En revanche, il y a des marchandises pour lesquelles produire en Europe n'a plus de sens. Il existe des produits que vous trouvez dans tous les ménages, que nous fabriquons encore aujourd'hui, mais que nous ne pourrons plus faire dans deux ans : c'est certain. Par exemple, l'un de nos produit sort d'une usine de Normandie ou du Pays de Loire à 12 dollars, contre 15 dollars il y a trois ans. Nous avons donc réussi à passer de 15 à 12 dollars par un travail sur le produit, des gains de compétitivité, l'effort des hommes et des femmes de l'entreprise. Mais, aujourd'hui, des Chinois me disent que cet appareil, qu'ils proposaient à 10 dollars il y a 3 ans, peut être produit aujourd'hui à 6 dollars !
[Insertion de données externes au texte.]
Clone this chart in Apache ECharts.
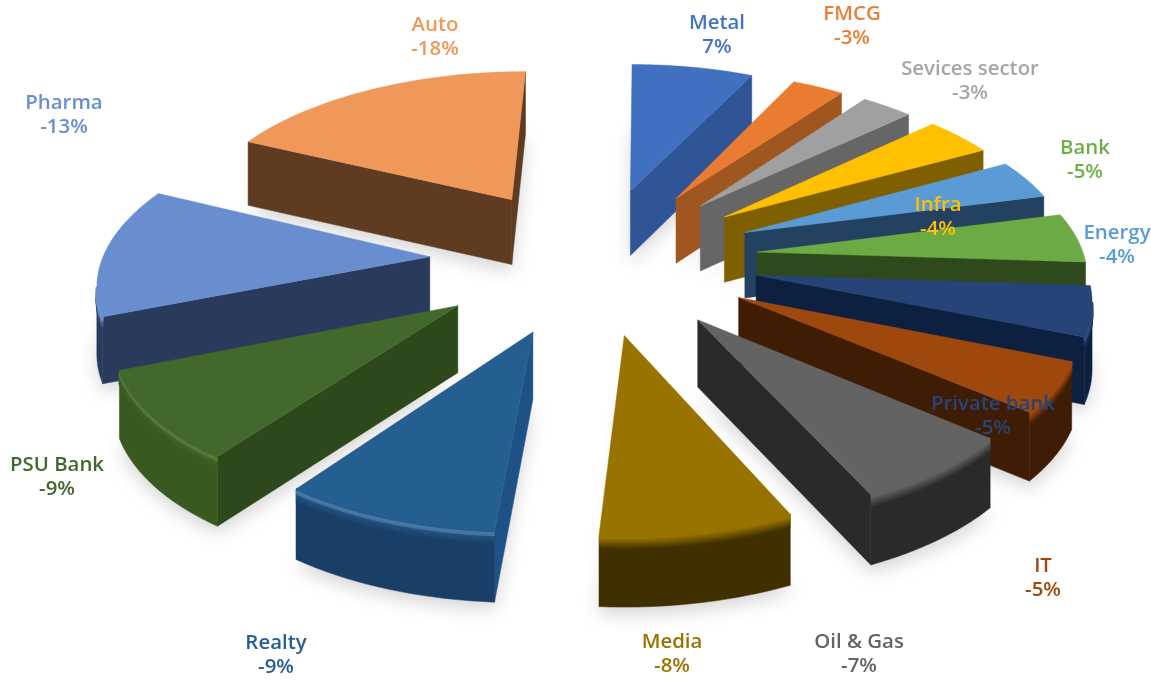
<!DOCTYPE html>
<html><head><meta charset="utf-8">
<style>html,body{margin:0;padding:0;background:#fff}#c{width:1151px;height:681px}</style>
<script src="https://cdn.jsdelivr.net/npm/echarts@6/dist/echarts.min.js"></script>
</head><body><div id="c"></div>
<script>
// DATA
const categories = ['Metal','FMCG','Sevices sector','Infra','Energy','Bank','Private bank','IT','Oil & Gas','Media','Realty','PSU Bank','Pharma','Auto'];
const returnsPct = [7,-3,-3,-4,-4,-5,-5,-5,-7,-8,-9,-9,-13,-18];
// STYLE
const topColors   = ['#4270C0','#E97C30','#A0A0A0','#FFC000','#5B9BD5','#6CAB44','#264478','#9E480E','#636363','#997300','#255E91','#43682B','#698ED0','#F0975A'];
const radialColors= ['#2F5597','#A0561F','#666666','#7F6000','#234161','#2E4A1C','#0D2040','#3F1D05','#2A2A2A','#403000','#1E5287','#2D481A','#2A3A5C','#5F3B22'];
const wallColors  = ['#2F5597','#A0561F','#666666','#7F6000','#234161','#2E4A1C','#0D2040','#3F1D05','#2A2A2A','#403000','#1A3F66','#38591F','#2A3A5C','#5F3B22'];
const rimGlow     = [0,0,0,0,0,0,.08,0,0,0,.16,.1,.1,0];
const labelColors = ['#4472C4','#ED7D31','#A5A5A5','#FFC000','#5B9BD5','#70AD47','#264478','#9E480E','#636363','#997300','#255E91','#43682B','#698ED0','#F1975A'];
const labelAt = [[717,35],[852,26],[970,81],[938,217],[1117,245],[1085,160],[993,416],[1043,578],[859,654],[672,654],[276,655],[57,477],[64,115],[435,37]];
// SCENE
const cx=594, cy=259, tilt=.46, persp=.00035, shear=.015, xScale=.98, explodeX=168, explodeY=160, radiusX=334, radiusY=340, depth=66;
const total = returnsPct.reduce((a,v)=>a+Math.abs(v),0);
const starts=[]; { let a=0; returnsPct.forEach(v=>{starts.push(a); a+=Math.abs(v)/total*Math.PI*2;}); }
function proj(X,Y,d){ const s=1/(1-Y*persp); return [cx+X*xScale*s-Y*shear, cy+Y*tilt*s+d*Math.pow(s,.4)]; }
function area(q){ let a=0; for(let i=0;i<q.length;i++){const p=q[i],n=q[(i+1)%q.length]; a+=p[0]*n[1]-n[0]*p[1];} return a; }
function rgb(h){const n=parseInt(h.slice(1),16);return [n>>16,(n>>8)&255,n&255];}
function lerp(a,b,t,g){const A=rgb(a),B=rgb(b);return 'rgb('+A.map((v,i)=>{const c=v+(B[i]-v)*t;return Math.round(c+(255-c)*(g||0));}).join(',')+')';}
const depthOrder = categories.map((_,i)=>{const a0=starts[i],a1=a0+Math.abs(returnsPct[i])/total*Math.PI*2,m=(a0+a1)/2;return {i,y:-Math.cos(m)};}).sort((a,b)=>a.y-b.y);
const rank={}; depthOrder.forEach((o,r)=>rank[o.i]=r);

function renderItem(params){
  const i=params.dataIndex, sweep=Math.abs(returnsPct[i])/total*Math.PI*2, a0=starts[i], a1=a0+sweep, m=(a0+a1)/2;
  const ox=explodeX*Math.sin(m), oy=-explodeY*Math.cos(m);
  const rim=(a,d)=>proj(ox+radiusX*Math.sin(a),oy-radiusY*Math.cos(a),d);
  const apexT=proj(ox,oy,0), apexB=proj(ox,oy,depth);
  const N=40, arcT=[], arcB=[];
  for(let k=0;k<=N;k++){const a=a0+sweep*k/N; arcT.push(rim(a,0)); arcB.push(rim(a,depth));}
  const base=rank[i]*20+10, kids=[], top=topColors[i], wall=wallColors[i], rad=radialColors[i];
  kids.push({type:'polygon',z2:1,shape:{points:[apexB].concat(arcB)},style:{fill:'#fff',shadowColor:'rgba(0,0,0,.17)',shadowBlur:18,shadowOffsetY:7}});
  const q0=[apexT,arcT[0],arcB[0],apexB], q1=[apexT,arcT[N],arcB[N],apexB];
  if(area(q0)<0) kids.push({type:'polygon',z2:base,shape:{points:q0},style:{fill:rad,stroke:rad,lineWidth:.5}});
  if(area(q1)>0) kids.push({type:'polygon',z2:base,shape:{points:q1},style:{fill:rad,stroke:rad,lineWidth:.5}});
  let runs=[],cur=null;
  for(let k=0;k<N;k++){
    const q=[arcT[k],arcT[k+1],arcB[k+1],arcB[k]];
    if(area(q)<0){ if(!cur){cur=[k,k+1];runs.push(cur);} else cur[1]=k+1; } else cur=null;
  }
  runs.forEach(r=>{
    const t=arcT.slice(r[0],r[1]+1), b=arcB.slice(r[0],r[1]+1).reverse();
    kids.push({type:'polygon',z2:base+1,shape:{points:t.concat(b)},style:{fill:wall,stroke:wall,lineWidth:.5}});
    [12,10,8,6,4,2,0].forEach((o,n)=>{
      const glow=o<=4&&o>0?rimGlow[i]:0;
      kids.push({type:'polyline',z2:base+2+n,shape:{points:t.map(p=>[p[0],p[1]+o])},
        style:{fill:null,stroke:lerp(wall,top,Math.min(1,(13-o)/11),glow),lineWidth:2.6}});
    });
  });
  kids.push({type:'polygon',z2:base+10,shape:{points:[apexT].concat(arcT)},style:{fill:top,stroke:top,lineWidth:.5}});
  const L=labelAt[i], v=returnsPct[i];
  kids.push({type:'text',z2:1000,x:L[0],y:L[1],style:{text:categories[i]+'\n'+v+'%',fill:labelColors[i],font:'600 20.4px "Open Sans"',lineHeight:24.5,align:'center',verticalAlign:'middle'}});
  return {type:'group',children:kids};
}
const chart=echarts.init(document.getElementById('c'),null,{renderer:'canvas'});
chart.setOption({animation:false,backgroundColor:'#fff',
  series:[{type:'custom',coordinateSystem:'none',renderItem,silent:true,clip:false,
    data:returnsPct.map((v,i)=>({name:categories[i],value:[v]}))}]});
</script></body></html>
Le phénomène est récurrent. Un tiers au moins de l'ensemble des appareils électroménagers est fabriqué en Chine. Dans tous les grands magasins français - mais aussi européens -, au rayon du petit électroménager, le fer à repasser le plus cher coûte 499 francs, voire 699 francs pour une centrale vapeur. Il est fabriqué en France. Mais sont proposés aussi des produits d'entrée de gamme à 149 francs, sur lesquels figure la mention « made in Popular Republic of China ».
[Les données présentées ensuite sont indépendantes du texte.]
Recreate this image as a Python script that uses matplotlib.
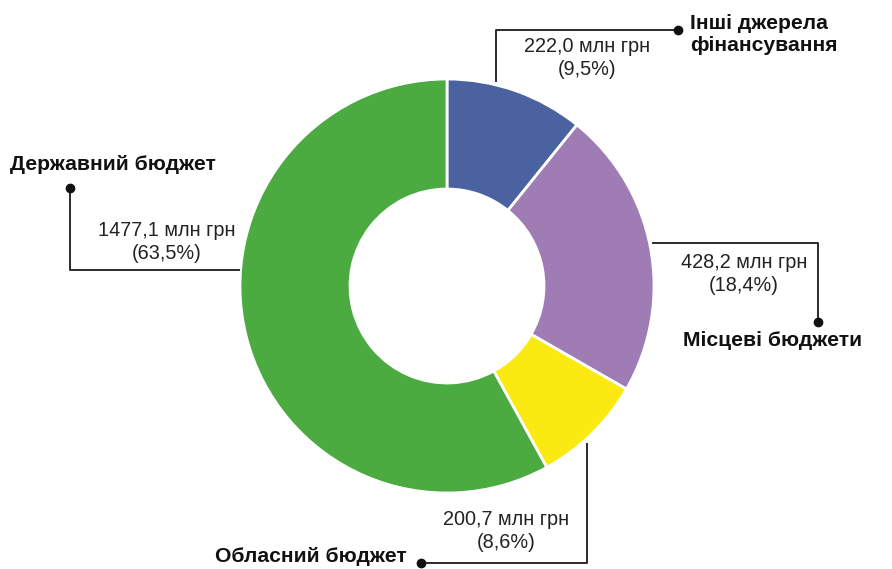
import matplotlib
matplotlib.use("Agg")
import matplotlib.pyplot as plt

labels = ["Інші джерела\nфінансування", "Місцеві бюджети", "Обласний бюджет", "Державний бюджет"]
values = [222.0, 428.2, 200.7, 1477.1]           # млн грн (as labelled)
# slice shares as actually drawn in the reference picture (%)
slice_shares = [10.8, 22.5, 8.7, 58.0]
value_text = ["222,0 млн грн", "428,2 млн грн", "200,7 млн грн", "1477,1 млн грн"]
percent_text = ["(9,5%)", "(18,4%)", "(8,6%)", "(63,5%)"]
colors = ["#4A63A0", "#9F7DB4", "#FBEA12", "#4BAA40"]

W, H = 892, 569
fig = plt.figure(figsize=(W / 100, H / 100), dpi=100)
ax = fig.add_axes([0, 0, 1, 1])

def py(y):
    return H - y

cx, cy, R = 447, py(286), 207
ax.pie(slice_shares, colors=colors, startangle=90, counterclock=False,
       center=(cx, cy), radius=R,
       wedgeprops=dict(width=R - 97, edgecolor="white", linewidth=2))
ax.set_xlim(0, W)
ax.set_ylim(0, H)
ax.set_aspect("equal")
ax.axis("off")

font = "Liberation Sans"
lc = "#2b2b2b"
lw = 1.4
tfs = 15.2
vfs = 14.3

def leader(xs, ys, dot):
    ax.plot(xs, [py(v) for v in ys], color=lc, lw=lw, solid_capstyle="butt")
    ax.plot([dot[0]], [py(dot[1])], "o", color="#111111", ms=6)

def vtext(x, y, i):
    ax.text(x, py(y), value_text[i] + "\n" + percent_text[i], fontsize=vfs, family=font,
            ha="center", va="center", linespacing=1.3, color="#222222")

# Інші
leader([496, 496, 678], [82, 30, 30], (678, 30))
ax.text(690, py(34), labels[0], fontsize=tfs, fontweight="bold", family=font,
        ha="left", va="center", linespacing=1.2, color="#111111")
vtext(587, 58, 0)

# Місцеві
leader([652, 818, 818], [243, 243, 322], (818, 322))
ax.text(683, py(341), labels[1], fontsize=tfs, fontweight="bold", family=font,
        ha="left", va="center", color="#111111")
vtext(744, 274, 1)

# Обласний
leader([587, 587, 421], [443, 563, 563], (421, 563))
ax.text(407, py(556), labels[2], fontsize=tfs, fontweight="bold", family=font,
        ha="right", va="center", color="#111111")
vtext(506, 531, 2)

# Державний
leader([70, 70, 240], [188, 270, 270], (70, 188))
ax.text(10, py(164), labels[3], fontsize=tfs, fontweight="bold", family=font,
        ha="left", va="center", color="#111111")
vtext(167, 242, 3)

fig.savefig("out.png", dpi=100, facecolor="white")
De même, à Falaise, nous sommes capables de produire des aspirateurs haut de gamme et moyenne gamme, mais, nous constatons que nous ne sommes plus compétitifs à partir d'un certain prix. Nous tenons le marché grâce à la marque Moulinex, avec des produits relativement sophistiqués, pour des clients qui demandent une certaine esthétique, une certaine puissance. On est capable de proposer un aspirateur à 499 francs. Mais en-deça, nous ne sommes plus compétitifs. Et si vous allez dans un magasin quelconque, vous trouverez dans le rayon un authentique aspirateur Moulinex à 499 francs, et aussi soit un Moulinex « made in China » ou « made in Poland », soit une marque distributeur.
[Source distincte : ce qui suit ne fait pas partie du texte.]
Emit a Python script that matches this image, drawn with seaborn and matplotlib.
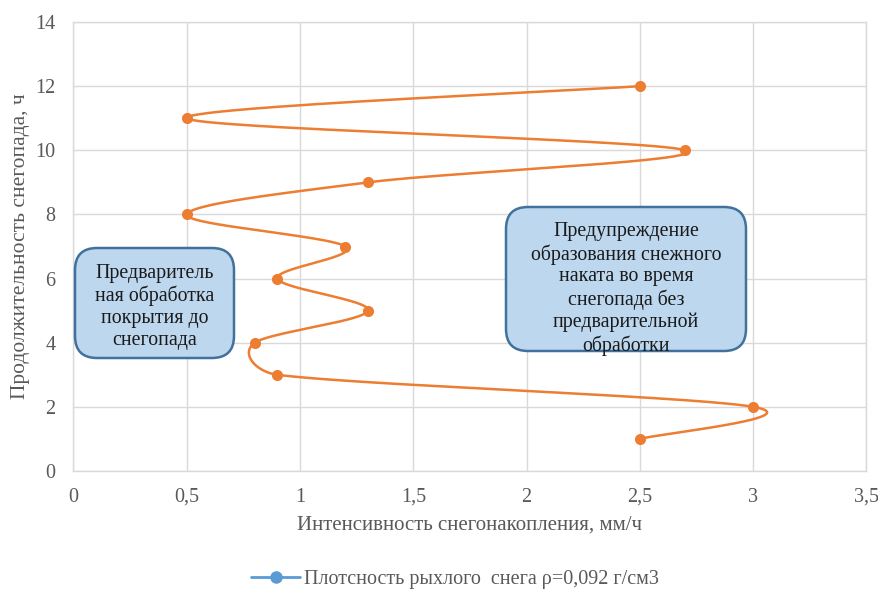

En Pologne, le producteur Zelmer fournit à la distribution des aspirateurs d'entrée de gamme et il prend des parts de marché. Donc, le sourcing n'est une activité ni diabolique, ni souterraine. Nous devons comparer en permanence la compétitivité d'un produit français selon le rapport entre prix de vente au public et prix de revient à la sortie d'usine et celle du même produit étranger selon le rapport entre prix de vente et prix à l'arrivée en Europe. Il faut évidemment ajouter le coût du transport, celui du stockage, de l'après-vente et de la moindre qualité. Si on fait un calcul économique, il faut tout prendre en compte.

Le sourcing est une pratique très dangereuse, il ne faut pas se cacher son importance. Plus aucun appareil photo n'est fait en France, alors que des entreprises allemandes en fabriquent ; plus aucun sèche-cheveux n'est produit en France, ils sont « made in China ».

Le problème de l'électroménager en France, c'est la banalisation. Les Français achètent sans regarder et sans savoir. Cela leur est complètement égal de repasser avec un fer fabriqué en Chine.

Le sourcing est réglementaire : il suffit d'aller voir un fabricant chinois, de passer un contrat pour 200 000 cuiseurs-vapeur, à tel prix, livrés à telle date. L'activité de sourcing est très sophistiquée. Toutes les entreprises, groupe Moulinex compris, le pratiquent. Par exemple, Morphy Richards, marque anglaise appartenant au groupe Glendy Plegs qui a failli devenir actionnaire de Moulinex, source absolument tout, sauf les bouilloires, ce que j'ai appris récemment. Les toasters arrivent par containers entiers, mais sont fabriqués selon les dessins de l'entreprise. Or, la grande force de Moulinex, c'est justement son design.

Vous trouverez ainsi un cuiseur-vapeur vendu à 449 francs selon le design Moulinex, fabriqué en conformité avec la législation et la réglementation dans une usine chinoise car nos prix de revient, en France, étaient tels que nous n'aurions pas pu vendre ce produit.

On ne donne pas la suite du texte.